The US Central Intelligence Agency announced the formation of a new “China Mission Centre” on Thursday (Oct 7), the latest sign of a deepening struggle with the country despite Washington’s assertions that it is not seeking a “new Cold War” with Beijing.
CIA Director William Burns said the centre would facilitate a whole-of-agency response to what he considers a “key rival”, according to a statement.
The unit will “further strengthen our collective work on the most important geopolitical threat we face in the 21st century”, said Burns, a veteran diplomat. That threat, he said, was the “increasingly adversarial Chinese government”.
The initiative follows a string of new executive branch units dedicated to countering Beijing, coming in the wake of a China task force at the Pentagon and reports of a new “China house” at the Department of State.
As the administration of US President Joe Biden has largely maintained the hardline China policies put in place by his predecessor, administration officials have stressed that the US does not want conflict with Beijing, with Biden telling the United Nations General Assembly in September that the US was not seeking a “new Cold War” with China.
But that assertion was complicated on Thursday, as one senior CIA official cited by The Washington Post likened the spy agency’s new mission centre to its response to the Soviet Union during the Cold War.
China represents a greater threat than the Soviet Union, the official was reported as saying, given the scope of its economy, its global reach and its close economic ties with the US.
The CIA’s classification of China as a “key rival” and severe geopolitical threat is likely to anger Beijing. Chinese officials told their US counterparts in a high-level meeting on Wednesday that they rejected even the milder term of “competition” to define the bilateral relationship.
Those complaints have fallen on deaf ears in Washington, where State Department spokesman Ned Price said on Thursday that most of the administration’s engagement with Beijing was “predicated on this idea of competition – and in many cases – stiff competition. It is a relationship that is in some ways adversarial.”
But the administration’s goal was, Price continued, “to minimise these points of friction”.
At a time when US government initiatives targeting Beijing have drawn accusations from lawmakers and human rights groups of fuelling anti-Asian racism, Burns emphasised that the threat from China came from the Chinese government, not the country’s people.
Also announced on Thursday was a new “Transnational and Technology Mission Centre”, which the CIA said would address issues “critical to US competitiveness”, such as emerging technologies, economic security, climate change and global health.
Deputy CIA director David Cohen will oversee the changes to the agency’s structure.

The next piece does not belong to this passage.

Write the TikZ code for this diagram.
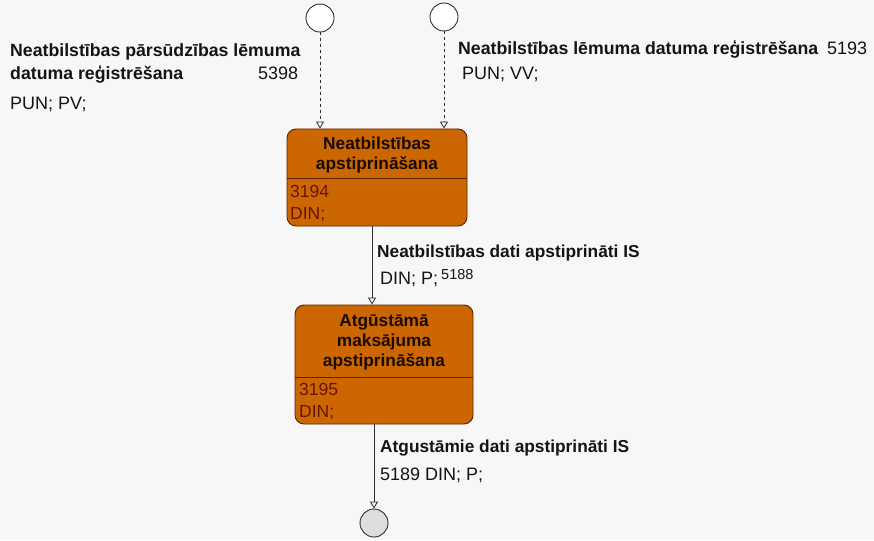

The CIA’s plans to launch the new China mission centre were first reported by Bloomberg in August. The move comes after a review of the agency’s China policy begun by Burns this spring, similar to evaluations the Biden administration has carried out on other fronts, including trade and defence.
Early in Biden’s administration, Defence Secretary Lloyd Austin started a task force to examine US alliances, technology and intelligence as they relate to China, as well as the Pentagon’s military relations with Beijing.
In September, Foreign Policy magazine reported that the State Department planned to funnel resources and personnel into a new “China house” at the agency, which would task officers in Washington and overseas with monitoring Beijing’s activities in other countries.
The new CIA unit also follows the establishment during Donald Trump’s administration of the “China Initiative” at the Justice Department, an effort to increase China-related prosecutions in the fields of economic espionage.
That programme has drawn criticism from civil rights groups, who contend it has led to racial profiling of Asian-Americans and Asian immigrants and have urged the Biden administration to drop the initiative.